Unfunded retiree health care costs loom larger than ever for localities across the country, and the health law’s guarantee of federal subsidies to help people with modest incomes afford coverage has made the new insurance markets tantalizing for local governments.
For decades, Detroit has grossly over-promised benefits, high pensions, and fully-funded health care plans to its public sector employees; now, unable to deliver on its expensive promises, Detroit is placing the financial burden on the federal government’s national health care law, funded by taxpayers nationwide.
And legally, it can; Obamacare has been designed to allow blue cities like Detroit to over-spend on behalf of the public sector and then divert the cost to the American taxpayer, who has no vote or control over the city’s financial decisions.
Detroit is not the only city to propose such a controversial plan. Other blue cities, like Chicago, have proposed similar plans to divert city-run health care coverage over to Obamacare; and more cities are likely to follow. A recent Pew Charitable Trust study discovered that 61 of the country’s leading cities have made a combined promise of $126.2 billion worth of retiree health coverage to their public sector workers, yet only 6% of this cost is funded.
While both Republicans and Democrats have been lamenting the huge financial strains of Obamacare and escalating costs of insurance premiums, this shift from city-run health care coverage over to Obamacare would drive the cost of Obamacare up even more, all for the benefit of public employee retirement funds.
It gets worse—the Pew study found that cities have been allowing their public employees to manipulate their pensions and health care retiree funds, sometimes costing the city, and now the taxpayer, hundreds of thousands of dollars per public sector employee.
A number of cities have allowed workers to include overtime, unused sick leave, or unused vacation time to boost or “spike” final average salary—a figure generally used to establish the level of benefits. Late-career promotions also can increase salaries just months before retirement.

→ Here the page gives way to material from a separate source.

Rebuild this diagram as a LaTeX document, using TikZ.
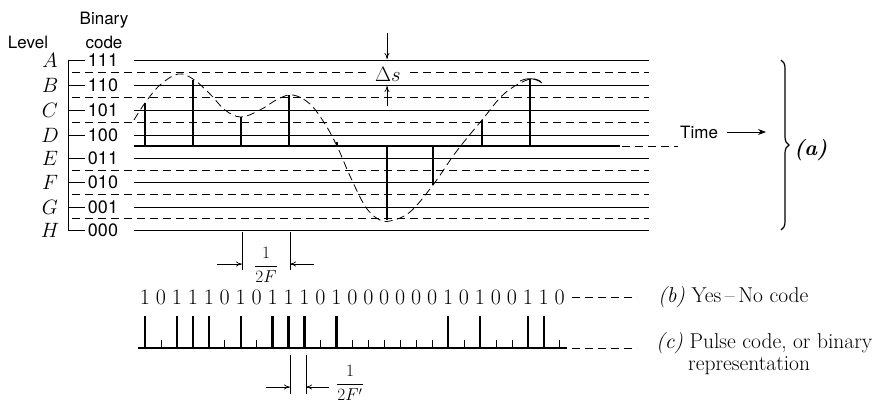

Joe Estep, Charleston’s finance director, tells the story of a 50-year-old police lieutenant who retired in 2009 after 24 years of service. In his final three years, the lieutenant earned enough overtime to raise his salary from a base of $49,000 to a three-year average of $78,000. The extra earnings boosted his pension from $33,000 to $53,000 a year. Given his age and life expectancy, the overtime could increase his lifetime benefit payment by $574,000.
This blatant bailout of blue cities and their public employee unions through Obamacare is reminiscent of the $1 trillion stimulus package implemented by the Obama administration in 2009, which claimed to improve ‘infrastructure’ and ‘create jobs’ but in reality distributed over half the funds to “state and local municipalities, which is in effect to the municipal unions, which are at the core of the Democratic Party.” Today, it’s claiming that Obamacare will lower the cost of healthcare and provide full-coverage for all Americans; in reality, it is a tool to fund manipulated, public employee health care plans at the expense of taxpayers, who will not only pay for the public employees, but for their own, escalated insurance premiums as well.
How many more times will the Obama Administration reward blue states for their irresponsible spending and the public employee unions for the manipulation of their retirement plans? Better yet, how many more times will the average American taxpayer have to pay for it?